• Exercise goal: From the entries below, copy out every line with "that" in it.

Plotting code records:
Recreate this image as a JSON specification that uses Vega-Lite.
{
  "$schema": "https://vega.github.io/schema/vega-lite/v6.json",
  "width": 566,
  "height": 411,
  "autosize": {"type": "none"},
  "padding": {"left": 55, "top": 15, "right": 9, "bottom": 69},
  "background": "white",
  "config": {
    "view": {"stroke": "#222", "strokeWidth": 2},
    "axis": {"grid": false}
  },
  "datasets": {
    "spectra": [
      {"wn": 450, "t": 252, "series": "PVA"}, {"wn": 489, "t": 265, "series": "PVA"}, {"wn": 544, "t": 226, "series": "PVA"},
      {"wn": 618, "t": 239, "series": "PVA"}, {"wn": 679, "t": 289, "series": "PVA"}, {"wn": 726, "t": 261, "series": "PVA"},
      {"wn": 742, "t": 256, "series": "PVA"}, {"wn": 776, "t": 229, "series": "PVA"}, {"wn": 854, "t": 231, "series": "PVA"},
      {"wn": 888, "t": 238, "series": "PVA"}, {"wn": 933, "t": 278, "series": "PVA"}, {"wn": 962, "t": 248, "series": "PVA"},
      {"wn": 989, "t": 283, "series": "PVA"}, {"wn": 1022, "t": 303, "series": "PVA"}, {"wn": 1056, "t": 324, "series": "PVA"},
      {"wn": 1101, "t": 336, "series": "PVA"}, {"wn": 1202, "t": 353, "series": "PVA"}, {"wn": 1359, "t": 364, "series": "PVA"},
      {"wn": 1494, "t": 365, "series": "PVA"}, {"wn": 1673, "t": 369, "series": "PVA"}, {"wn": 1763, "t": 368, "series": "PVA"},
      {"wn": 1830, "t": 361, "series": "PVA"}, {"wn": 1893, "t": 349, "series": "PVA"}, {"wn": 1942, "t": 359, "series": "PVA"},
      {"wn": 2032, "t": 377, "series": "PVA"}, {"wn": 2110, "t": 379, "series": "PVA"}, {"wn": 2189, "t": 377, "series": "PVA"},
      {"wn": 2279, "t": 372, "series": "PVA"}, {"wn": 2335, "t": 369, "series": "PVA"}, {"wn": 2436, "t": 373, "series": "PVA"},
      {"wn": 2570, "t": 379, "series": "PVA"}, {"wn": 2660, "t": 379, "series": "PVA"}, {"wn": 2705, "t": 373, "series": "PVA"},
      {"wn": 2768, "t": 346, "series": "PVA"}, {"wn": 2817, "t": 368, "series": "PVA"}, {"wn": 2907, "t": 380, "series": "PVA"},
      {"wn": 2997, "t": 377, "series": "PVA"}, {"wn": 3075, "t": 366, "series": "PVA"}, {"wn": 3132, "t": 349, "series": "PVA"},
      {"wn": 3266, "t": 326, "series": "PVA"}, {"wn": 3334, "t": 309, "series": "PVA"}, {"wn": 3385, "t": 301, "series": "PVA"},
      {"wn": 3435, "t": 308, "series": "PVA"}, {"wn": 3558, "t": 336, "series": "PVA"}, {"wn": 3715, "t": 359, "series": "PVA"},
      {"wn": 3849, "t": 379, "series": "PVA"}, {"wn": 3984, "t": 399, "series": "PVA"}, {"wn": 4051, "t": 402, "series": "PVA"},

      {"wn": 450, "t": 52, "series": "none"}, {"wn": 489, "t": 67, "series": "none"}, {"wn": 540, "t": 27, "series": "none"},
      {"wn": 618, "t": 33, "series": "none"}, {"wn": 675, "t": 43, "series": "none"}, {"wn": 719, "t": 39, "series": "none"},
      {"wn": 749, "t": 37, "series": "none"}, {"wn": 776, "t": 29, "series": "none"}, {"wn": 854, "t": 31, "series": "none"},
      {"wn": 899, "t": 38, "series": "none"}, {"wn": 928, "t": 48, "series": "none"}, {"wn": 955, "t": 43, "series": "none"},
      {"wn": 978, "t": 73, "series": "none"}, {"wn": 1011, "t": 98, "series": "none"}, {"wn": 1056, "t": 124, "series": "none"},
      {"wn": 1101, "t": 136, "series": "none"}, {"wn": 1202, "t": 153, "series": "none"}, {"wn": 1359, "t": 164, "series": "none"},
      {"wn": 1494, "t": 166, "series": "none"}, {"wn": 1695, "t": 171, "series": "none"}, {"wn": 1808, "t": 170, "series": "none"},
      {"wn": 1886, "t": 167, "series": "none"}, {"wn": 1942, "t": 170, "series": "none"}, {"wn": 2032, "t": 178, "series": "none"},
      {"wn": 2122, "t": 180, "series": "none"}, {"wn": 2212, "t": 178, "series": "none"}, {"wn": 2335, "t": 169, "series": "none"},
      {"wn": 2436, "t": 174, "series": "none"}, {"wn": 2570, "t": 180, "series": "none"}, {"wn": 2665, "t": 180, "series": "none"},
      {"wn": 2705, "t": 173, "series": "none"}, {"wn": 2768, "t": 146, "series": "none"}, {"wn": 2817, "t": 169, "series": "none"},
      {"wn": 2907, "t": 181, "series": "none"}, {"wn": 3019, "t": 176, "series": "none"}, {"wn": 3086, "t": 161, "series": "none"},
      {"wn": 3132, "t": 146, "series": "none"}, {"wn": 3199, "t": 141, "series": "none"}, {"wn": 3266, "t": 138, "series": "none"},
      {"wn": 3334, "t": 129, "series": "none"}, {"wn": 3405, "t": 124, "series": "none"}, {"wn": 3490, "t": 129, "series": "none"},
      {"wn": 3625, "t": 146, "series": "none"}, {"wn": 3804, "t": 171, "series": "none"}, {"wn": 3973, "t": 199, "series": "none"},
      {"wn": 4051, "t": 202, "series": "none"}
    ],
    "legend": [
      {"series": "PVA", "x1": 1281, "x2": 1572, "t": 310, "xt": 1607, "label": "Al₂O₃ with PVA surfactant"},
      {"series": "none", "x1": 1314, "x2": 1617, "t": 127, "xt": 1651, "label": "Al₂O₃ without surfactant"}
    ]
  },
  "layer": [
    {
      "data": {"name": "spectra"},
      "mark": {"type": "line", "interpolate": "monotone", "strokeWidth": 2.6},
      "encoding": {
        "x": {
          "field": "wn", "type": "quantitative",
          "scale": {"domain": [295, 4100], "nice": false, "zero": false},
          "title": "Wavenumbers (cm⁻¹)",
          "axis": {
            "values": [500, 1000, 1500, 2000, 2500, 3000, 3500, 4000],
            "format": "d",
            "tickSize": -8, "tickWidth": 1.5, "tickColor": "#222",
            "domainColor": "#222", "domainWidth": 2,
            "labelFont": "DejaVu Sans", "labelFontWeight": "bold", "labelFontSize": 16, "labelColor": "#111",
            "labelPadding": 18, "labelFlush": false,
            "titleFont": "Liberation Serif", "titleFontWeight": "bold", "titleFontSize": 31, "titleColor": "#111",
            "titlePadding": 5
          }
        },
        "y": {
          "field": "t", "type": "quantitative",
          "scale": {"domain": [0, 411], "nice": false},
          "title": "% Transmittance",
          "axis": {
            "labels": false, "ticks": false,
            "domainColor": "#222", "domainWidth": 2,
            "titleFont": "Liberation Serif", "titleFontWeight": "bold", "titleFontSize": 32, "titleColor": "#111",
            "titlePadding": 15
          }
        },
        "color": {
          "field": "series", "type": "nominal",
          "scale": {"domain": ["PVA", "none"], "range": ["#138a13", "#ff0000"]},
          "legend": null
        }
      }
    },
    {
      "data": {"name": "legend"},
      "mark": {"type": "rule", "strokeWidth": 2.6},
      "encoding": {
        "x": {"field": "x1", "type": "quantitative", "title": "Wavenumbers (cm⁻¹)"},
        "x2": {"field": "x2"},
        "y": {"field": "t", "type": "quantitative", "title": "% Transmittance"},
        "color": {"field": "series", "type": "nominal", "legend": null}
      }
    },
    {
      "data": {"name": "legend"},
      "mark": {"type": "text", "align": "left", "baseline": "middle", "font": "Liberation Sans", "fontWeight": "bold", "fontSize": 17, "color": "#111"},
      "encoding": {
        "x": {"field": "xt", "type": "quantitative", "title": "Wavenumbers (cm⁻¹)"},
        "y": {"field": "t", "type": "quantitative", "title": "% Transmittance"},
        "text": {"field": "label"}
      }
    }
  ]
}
...
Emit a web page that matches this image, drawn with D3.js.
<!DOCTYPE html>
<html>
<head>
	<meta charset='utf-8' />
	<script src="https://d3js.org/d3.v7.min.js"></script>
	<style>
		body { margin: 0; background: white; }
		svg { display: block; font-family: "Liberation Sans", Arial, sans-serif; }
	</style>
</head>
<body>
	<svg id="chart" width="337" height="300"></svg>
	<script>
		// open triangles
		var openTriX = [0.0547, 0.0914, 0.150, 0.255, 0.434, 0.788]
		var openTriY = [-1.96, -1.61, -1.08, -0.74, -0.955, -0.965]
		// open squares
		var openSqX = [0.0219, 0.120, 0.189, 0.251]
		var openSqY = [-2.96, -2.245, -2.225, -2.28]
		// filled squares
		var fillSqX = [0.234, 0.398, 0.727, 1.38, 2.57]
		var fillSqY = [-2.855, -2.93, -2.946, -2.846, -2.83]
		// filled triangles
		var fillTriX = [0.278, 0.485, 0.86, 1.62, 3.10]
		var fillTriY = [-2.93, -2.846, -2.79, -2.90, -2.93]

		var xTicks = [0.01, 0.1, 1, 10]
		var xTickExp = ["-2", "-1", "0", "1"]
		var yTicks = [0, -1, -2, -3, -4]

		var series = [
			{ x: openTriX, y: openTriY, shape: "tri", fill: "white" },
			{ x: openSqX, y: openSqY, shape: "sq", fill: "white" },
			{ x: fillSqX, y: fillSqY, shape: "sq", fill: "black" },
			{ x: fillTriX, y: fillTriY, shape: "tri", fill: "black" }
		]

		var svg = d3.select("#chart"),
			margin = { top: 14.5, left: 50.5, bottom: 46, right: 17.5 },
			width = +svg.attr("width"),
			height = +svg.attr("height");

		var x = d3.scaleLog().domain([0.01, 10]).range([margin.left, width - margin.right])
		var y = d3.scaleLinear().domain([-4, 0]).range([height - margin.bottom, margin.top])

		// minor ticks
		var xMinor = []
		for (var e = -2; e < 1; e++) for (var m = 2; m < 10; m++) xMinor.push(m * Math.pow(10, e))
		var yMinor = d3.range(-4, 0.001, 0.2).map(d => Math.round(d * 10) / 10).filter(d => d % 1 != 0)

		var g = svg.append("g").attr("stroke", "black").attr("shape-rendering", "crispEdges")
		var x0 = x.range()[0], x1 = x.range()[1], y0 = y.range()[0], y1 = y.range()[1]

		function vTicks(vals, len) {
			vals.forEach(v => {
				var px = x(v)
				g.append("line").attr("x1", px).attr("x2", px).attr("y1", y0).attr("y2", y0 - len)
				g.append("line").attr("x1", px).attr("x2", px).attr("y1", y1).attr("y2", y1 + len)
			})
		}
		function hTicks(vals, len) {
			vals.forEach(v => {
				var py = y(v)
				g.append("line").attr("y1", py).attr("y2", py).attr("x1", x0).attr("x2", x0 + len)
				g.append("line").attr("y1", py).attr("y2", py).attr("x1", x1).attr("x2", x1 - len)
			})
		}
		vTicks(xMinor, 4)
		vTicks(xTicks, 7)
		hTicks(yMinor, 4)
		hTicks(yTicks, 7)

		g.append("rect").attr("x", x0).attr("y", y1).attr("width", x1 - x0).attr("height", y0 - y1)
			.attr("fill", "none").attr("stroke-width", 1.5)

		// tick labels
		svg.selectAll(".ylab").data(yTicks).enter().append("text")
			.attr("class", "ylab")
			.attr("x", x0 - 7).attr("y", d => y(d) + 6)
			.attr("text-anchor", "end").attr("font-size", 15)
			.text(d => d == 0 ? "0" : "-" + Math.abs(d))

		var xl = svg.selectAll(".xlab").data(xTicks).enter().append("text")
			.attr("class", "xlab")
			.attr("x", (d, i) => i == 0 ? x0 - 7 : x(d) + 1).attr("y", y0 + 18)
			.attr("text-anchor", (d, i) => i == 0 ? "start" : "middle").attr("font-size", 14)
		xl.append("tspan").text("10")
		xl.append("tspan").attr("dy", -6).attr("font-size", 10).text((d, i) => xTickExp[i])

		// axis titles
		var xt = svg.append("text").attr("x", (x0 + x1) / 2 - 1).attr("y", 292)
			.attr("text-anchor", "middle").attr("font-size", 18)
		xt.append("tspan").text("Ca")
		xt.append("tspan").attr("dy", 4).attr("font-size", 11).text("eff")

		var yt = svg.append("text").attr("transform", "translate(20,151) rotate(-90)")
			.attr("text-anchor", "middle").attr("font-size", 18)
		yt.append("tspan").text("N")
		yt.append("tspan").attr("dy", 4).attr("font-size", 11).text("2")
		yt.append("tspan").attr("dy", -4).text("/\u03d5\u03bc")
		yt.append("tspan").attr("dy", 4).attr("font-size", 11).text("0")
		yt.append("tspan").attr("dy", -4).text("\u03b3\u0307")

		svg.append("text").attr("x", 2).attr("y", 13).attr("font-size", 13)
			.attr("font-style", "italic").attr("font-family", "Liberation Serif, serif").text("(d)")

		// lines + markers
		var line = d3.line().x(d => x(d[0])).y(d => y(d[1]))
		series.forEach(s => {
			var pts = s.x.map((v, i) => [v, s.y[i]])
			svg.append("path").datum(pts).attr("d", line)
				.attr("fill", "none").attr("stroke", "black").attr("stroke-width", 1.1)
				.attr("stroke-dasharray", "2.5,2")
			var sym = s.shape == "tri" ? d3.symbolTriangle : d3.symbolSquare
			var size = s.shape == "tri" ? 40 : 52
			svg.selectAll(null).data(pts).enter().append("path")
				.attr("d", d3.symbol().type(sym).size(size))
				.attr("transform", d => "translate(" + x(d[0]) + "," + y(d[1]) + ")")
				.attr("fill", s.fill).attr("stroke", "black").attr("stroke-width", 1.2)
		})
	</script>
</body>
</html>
==
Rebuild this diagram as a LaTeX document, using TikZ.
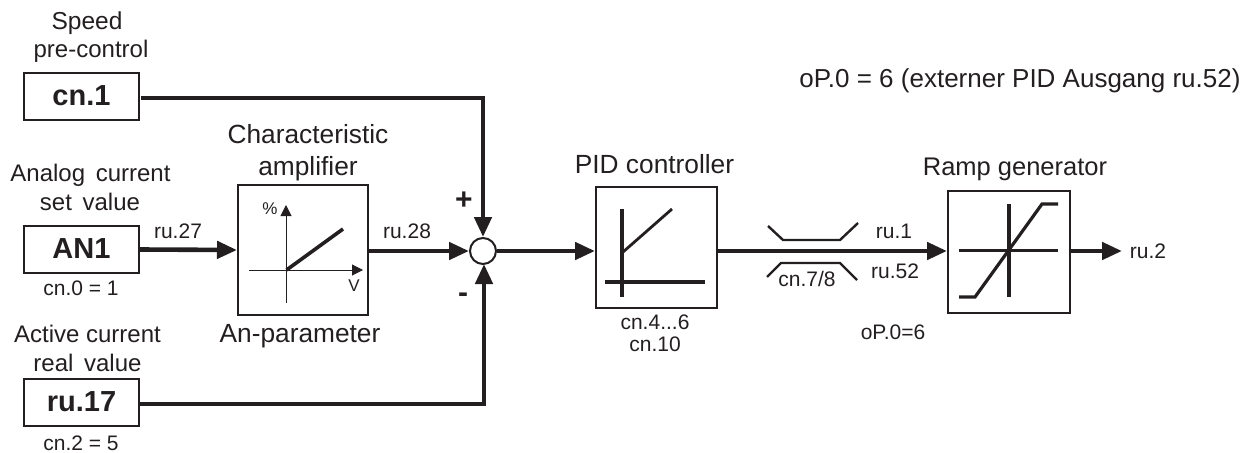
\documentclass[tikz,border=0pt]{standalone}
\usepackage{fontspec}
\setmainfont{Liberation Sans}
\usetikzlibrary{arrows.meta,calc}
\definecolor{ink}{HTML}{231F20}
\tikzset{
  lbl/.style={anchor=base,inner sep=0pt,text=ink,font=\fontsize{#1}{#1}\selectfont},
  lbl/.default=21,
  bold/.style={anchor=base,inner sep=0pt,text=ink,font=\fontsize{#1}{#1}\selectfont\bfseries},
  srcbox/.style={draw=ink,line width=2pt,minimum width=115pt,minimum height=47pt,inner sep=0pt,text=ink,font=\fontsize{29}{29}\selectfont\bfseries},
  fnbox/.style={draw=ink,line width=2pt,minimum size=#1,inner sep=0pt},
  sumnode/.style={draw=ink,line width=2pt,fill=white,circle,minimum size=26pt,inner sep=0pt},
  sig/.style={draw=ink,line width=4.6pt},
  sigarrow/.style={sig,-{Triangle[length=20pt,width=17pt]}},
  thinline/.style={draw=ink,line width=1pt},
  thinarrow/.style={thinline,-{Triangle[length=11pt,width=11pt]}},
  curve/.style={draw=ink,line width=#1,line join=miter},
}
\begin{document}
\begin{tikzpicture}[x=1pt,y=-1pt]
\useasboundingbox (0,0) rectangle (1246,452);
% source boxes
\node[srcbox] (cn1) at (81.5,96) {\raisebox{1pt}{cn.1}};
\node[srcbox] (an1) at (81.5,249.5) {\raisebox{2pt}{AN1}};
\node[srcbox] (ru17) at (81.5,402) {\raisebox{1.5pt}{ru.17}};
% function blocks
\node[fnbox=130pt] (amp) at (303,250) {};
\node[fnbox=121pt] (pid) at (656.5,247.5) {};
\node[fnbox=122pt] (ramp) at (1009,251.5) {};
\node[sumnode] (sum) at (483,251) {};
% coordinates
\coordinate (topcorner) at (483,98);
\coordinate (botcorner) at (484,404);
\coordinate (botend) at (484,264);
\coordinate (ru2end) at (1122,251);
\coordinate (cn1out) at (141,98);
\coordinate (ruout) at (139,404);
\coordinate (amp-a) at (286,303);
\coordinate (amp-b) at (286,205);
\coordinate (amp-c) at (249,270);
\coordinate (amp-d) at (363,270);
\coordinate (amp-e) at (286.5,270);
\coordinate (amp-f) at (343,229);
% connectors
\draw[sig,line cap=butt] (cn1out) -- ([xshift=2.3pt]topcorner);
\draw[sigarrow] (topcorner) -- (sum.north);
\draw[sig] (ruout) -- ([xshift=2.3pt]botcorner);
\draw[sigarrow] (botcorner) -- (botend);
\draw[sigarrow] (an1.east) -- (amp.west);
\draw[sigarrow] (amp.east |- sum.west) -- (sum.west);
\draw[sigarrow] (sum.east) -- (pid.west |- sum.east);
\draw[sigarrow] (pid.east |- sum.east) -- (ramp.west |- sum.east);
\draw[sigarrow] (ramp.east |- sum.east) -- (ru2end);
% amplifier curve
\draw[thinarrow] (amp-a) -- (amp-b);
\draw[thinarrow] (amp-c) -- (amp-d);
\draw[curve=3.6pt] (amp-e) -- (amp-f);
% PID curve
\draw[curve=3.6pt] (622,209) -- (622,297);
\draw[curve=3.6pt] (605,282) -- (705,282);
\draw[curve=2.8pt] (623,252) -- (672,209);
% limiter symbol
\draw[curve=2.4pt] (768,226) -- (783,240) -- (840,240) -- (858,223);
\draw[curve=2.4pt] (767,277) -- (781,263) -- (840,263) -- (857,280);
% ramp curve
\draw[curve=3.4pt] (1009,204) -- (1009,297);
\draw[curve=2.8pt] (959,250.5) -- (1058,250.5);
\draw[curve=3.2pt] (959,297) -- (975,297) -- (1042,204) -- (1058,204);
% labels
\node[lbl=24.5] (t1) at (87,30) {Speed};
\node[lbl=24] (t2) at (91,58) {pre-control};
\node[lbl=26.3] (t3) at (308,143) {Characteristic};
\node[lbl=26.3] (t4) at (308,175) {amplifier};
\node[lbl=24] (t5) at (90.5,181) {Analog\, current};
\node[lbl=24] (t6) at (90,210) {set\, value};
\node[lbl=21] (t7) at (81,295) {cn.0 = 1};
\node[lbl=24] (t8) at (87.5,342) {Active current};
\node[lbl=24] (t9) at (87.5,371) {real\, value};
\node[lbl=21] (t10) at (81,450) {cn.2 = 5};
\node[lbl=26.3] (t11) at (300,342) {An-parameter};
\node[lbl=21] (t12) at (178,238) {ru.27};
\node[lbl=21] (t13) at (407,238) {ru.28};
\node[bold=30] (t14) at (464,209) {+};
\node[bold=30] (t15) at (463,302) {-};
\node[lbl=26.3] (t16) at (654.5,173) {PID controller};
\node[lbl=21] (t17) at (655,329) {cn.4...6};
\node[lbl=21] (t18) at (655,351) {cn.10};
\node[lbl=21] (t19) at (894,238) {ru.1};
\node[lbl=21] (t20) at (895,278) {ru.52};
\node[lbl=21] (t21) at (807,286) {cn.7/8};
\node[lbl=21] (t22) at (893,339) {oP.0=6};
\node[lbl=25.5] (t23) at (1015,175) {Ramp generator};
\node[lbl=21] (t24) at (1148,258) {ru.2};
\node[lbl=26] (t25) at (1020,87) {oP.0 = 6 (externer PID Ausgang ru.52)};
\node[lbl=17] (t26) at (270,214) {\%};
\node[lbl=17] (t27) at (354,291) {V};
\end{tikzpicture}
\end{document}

• Response for this exercise:
Recreate this image as a JSON specification that uses Vega-Lite.
Emit a web page that matches this image, drawn with D3.js.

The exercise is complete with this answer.